Collected material
________
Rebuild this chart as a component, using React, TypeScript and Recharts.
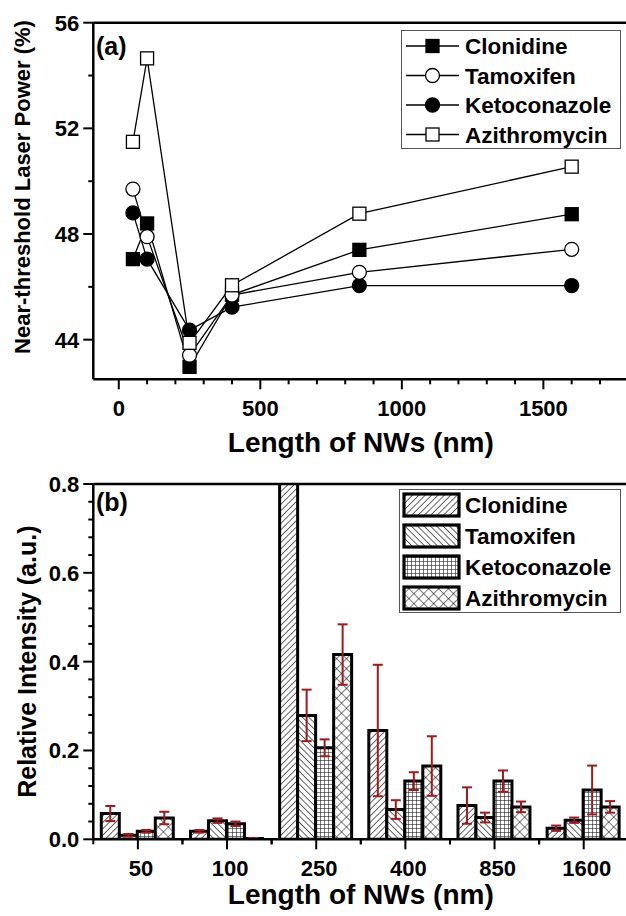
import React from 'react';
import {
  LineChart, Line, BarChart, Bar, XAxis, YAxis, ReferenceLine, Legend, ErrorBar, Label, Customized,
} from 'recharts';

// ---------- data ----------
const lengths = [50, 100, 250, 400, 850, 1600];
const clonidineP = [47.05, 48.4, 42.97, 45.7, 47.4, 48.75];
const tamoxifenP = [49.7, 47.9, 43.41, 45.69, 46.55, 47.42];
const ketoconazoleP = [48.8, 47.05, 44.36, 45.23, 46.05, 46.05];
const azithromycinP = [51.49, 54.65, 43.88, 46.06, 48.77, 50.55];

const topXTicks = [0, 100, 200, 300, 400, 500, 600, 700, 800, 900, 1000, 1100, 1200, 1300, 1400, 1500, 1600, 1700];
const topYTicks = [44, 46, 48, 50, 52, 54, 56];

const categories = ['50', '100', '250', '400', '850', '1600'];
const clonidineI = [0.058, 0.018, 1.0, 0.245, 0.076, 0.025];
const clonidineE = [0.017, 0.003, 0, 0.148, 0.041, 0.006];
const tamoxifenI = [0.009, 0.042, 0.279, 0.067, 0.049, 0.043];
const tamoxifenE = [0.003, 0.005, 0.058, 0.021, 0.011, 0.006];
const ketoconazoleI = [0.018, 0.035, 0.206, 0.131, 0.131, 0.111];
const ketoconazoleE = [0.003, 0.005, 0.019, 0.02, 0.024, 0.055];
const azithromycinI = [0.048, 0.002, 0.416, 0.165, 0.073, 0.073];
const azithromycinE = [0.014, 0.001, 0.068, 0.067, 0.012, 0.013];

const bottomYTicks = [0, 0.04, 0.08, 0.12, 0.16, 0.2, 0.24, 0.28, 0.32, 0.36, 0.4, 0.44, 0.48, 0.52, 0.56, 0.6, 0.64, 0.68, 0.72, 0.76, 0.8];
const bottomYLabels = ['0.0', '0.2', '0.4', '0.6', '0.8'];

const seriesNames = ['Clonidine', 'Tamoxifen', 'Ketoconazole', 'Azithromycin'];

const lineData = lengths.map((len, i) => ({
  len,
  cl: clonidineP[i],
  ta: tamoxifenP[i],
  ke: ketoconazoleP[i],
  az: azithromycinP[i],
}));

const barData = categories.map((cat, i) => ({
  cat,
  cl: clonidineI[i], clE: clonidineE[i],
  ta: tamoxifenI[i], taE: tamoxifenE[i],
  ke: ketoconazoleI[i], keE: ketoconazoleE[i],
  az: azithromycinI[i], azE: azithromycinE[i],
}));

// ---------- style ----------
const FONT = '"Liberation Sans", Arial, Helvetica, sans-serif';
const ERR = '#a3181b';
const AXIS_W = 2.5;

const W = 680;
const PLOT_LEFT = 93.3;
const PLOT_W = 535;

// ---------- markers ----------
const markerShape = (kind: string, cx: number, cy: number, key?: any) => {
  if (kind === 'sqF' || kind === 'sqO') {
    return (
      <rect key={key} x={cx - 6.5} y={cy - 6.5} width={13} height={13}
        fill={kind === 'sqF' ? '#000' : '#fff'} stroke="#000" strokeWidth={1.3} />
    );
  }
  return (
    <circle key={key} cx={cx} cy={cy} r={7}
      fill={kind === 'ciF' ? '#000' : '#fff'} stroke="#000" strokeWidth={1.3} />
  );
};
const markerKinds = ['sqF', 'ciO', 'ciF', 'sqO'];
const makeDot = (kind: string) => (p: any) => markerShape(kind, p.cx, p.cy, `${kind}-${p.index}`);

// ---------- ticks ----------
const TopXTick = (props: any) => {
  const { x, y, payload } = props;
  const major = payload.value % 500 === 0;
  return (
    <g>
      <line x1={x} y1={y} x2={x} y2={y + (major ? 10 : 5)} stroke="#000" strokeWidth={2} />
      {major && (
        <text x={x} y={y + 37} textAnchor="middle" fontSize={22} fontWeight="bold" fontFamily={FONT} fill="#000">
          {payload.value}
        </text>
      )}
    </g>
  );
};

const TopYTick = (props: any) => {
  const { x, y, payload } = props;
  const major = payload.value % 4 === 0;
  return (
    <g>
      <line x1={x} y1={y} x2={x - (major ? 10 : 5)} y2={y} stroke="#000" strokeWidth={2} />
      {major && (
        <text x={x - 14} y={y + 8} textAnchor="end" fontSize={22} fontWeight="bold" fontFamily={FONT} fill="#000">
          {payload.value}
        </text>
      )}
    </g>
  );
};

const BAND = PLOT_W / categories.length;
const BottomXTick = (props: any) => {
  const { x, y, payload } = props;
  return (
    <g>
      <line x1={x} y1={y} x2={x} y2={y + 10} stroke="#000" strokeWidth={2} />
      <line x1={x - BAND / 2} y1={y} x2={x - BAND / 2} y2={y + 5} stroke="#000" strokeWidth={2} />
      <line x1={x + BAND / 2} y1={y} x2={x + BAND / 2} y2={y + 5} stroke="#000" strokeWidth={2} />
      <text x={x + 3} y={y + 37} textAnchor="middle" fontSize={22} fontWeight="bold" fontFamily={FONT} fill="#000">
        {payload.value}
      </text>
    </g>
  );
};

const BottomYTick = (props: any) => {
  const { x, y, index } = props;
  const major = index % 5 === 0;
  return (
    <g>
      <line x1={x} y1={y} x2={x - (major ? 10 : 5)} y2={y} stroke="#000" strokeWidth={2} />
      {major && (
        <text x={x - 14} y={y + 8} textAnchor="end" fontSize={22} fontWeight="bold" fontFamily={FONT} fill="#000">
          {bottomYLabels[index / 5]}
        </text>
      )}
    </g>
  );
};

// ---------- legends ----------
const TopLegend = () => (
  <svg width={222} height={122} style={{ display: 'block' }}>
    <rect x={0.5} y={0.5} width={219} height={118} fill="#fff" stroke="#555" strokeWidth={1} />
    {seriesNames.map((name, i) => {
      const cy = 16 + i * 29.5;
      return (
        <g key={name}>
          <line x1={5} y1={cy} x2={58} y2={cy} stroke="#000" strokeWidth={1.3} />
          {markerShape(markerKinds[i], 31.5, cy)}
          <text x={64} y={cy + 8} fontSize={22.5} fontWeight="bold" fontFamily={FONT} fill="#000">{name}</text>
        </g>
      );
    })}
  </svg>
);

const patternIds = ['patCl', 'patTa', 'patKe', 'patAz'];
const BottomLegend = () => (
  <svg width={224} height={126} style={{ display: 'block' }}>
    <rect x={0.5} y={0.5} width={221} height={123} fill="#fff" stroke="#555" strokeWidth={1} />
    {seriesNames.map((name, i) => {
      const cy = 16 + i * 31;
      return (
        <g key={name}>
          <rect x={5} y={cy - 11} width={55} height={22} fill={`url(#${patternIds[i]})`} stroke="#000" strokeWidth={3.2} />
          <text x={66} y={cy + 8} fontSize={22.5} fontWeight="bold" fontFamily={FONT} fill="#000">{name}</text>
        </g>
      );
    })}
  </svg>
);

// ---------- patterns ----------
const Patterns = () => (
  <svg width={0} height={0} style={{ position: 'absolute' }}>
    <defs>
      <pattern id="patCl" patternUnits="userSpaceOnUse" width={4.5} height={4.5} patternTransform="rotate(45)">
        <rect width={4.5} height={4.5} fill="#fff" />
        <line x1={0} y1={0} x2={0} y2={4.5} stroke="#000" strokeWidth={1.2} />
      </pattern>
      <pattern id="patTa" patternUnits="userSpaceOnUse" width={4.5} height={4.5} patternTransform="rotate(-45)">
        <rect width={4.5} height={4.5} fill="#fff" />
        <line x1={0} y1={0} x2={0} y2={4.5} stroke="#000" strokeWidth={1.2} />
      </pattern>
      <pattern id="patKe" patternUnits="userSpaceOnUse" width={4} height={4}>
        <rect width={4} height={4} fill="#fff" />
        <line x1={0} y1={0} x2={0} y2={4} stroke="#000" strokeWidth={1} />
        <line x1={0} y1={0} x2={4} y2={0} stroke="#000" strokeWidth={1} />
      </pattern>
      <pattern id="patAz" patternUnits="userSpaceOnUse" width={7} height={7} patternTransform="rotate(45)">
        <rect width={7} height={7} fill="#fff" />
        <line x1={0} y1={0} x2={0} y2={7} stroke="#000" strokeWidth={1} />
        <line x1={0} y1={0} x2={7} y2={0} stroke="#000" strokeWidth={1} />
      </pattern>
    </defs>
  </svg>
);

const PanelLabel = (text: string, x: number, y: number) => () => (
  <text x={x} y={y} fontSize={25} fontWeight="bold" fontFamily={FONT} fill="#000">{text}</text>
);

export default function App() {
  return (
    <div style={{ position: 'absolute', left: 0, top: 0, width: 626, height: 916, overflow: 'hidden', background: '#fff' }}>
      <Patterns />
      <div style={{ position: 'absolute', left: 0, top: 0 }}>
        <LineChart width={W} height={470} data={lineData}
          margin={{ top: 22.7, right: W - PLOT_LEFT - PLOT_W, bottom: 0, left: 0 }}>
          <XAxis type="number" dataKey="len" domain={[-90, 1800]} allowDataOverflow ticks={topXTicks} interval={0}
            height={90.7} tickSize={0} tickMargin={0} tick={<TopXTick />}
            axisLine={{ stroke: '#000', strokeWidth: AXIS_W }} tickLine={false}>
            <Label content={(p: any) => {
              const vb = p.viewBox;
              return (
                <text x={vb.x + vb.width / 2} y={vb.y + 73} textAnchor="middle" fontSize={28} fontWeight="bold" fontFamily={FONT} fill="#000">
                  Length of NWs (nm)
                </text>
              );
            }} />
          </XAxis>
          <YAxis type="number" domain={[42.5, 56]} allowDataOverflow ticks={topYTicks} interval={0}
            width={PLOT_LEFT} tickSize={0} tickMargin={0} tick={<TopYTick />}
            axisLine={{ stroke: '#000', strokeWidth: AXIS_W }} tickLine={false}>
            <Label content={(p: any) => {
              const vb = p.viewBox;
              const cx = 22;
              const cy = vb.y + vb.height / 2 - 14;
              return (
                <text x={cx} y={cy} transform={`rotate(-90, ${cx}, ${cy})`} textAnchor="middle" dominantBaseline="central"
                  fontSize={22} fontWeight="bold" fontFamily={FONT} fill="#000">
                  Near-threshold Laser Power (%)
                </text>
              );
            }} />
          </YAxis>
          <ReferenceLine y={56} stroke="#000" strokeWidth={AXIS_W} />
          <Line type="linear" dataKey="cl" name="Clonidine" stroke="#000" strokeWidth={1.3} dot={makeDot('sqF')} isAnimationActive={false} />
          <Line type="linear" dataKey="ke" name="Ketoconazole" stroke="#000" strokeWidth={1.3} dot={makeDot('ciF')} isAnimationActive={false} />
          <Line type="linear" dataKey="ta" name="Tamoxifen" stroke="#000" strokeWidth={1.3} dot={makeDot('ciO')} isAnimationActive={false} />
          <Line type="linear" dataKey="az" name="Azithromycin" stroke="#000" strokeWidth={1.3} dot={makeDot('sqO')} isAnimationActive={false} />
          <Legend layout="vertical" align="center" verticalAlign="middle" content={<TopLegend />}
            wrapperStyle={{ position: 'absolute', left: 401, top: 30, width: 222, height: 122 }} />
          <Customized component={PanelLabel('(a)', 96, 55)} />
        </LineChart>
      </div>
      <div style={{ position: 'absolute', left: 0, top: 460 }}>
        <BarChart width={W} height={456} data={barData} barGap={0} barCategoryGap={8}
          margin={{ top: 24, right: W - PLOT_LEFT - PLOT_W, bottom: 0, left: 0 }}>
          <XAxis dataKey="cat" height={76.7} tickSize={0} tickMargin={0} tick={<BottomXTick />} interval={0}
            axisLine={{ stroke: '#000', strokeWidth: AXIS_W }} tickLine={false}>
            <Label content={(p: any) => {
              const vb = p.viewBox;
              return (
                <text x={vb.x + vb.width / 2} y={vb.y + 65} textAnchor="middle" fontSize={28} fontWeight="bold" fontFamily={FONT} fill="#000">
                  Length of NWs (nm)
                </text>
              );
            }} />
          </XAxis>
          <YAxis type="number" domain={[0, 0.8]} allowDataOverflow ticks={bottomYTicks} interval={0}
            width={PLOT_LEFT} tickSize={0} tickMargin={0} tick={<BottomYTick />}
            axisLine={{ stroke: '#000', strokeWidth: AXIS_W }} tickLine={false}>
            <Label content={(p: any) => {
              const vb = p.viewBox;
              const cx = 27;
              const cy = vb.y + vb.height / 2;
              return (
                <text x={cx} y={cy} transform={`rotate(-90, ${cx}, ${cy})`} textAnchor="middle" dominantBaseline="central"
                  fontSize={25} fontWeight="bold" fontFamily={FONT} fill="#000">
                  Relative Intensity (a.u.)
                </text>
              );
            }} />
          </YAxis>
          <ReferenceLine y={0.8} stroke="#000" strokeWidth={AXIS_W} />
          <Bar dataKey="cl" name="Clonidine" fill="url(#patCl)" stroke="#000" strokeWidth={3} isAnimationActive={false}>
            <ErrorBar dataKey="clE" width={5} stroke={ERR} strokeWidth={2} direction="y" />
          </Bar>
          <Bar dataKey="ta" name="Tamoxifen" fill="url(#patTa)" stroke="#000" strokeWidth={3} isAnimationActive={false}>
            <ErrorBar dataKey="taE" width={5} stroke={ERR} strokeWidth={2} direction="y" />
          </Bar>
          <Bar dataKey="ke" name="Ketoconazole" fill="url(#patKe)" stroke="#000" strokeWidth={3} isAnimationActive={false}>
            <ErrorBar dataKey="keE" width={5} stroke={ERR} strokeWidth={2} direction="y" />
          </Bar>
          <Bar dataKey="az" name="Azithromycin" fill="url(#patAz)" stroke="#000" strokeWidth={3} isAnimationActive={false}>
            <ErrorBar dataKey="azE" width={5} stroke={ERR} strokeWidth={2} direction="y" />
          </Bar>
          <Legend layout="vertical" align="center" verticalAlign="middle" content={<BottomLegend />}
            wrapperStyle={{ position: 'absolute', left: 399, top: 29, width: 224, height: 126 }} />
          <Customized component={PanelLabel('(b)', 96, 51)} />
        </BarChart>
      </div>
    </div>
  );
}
________
Directions
Begin at the top of the material above and output each line exactly, stopping after the line that holds "const topYTicks = [44, 46, 48, 50, 52, 54, 56];". Leave out pictures.

Task solution
Rebuild this chart as a component, using React, TypeScript and Recharts.
import React from 'react';
import {
  LineChart, Line, BarChart, Bar, XAxis, YAxis, ReferenceLine, Legend, ErrorBar, Label, Customized,
} from 'recharts';

// ---------- data ----------
const lengths = [50, 100, 250, 400, 850, 1600];
const clonidineP = [47.05, 48.4, 42.97, 45.7, 47.4, 48.75];
const tamoxifenP = [49.7, 47.9, 43.41, 45.69, 46.55, 47.42];
const ketoconazoleP = [48.8, 47.05, 44.36, 45.23, 46.05, 46.05];
const azithromycinP = [51.49, 54.65, 43.88, 46.06, 48.77, 50.55];

const topXTicks = [0, 100, 200, 300, 400, 500, 600, 700, 800, 900, 1000, 1100, 1200, 1300, 1400, 1500, 1600, 1700];
const topYTicks = [44, 46, 48, 50, 52, 54, 56];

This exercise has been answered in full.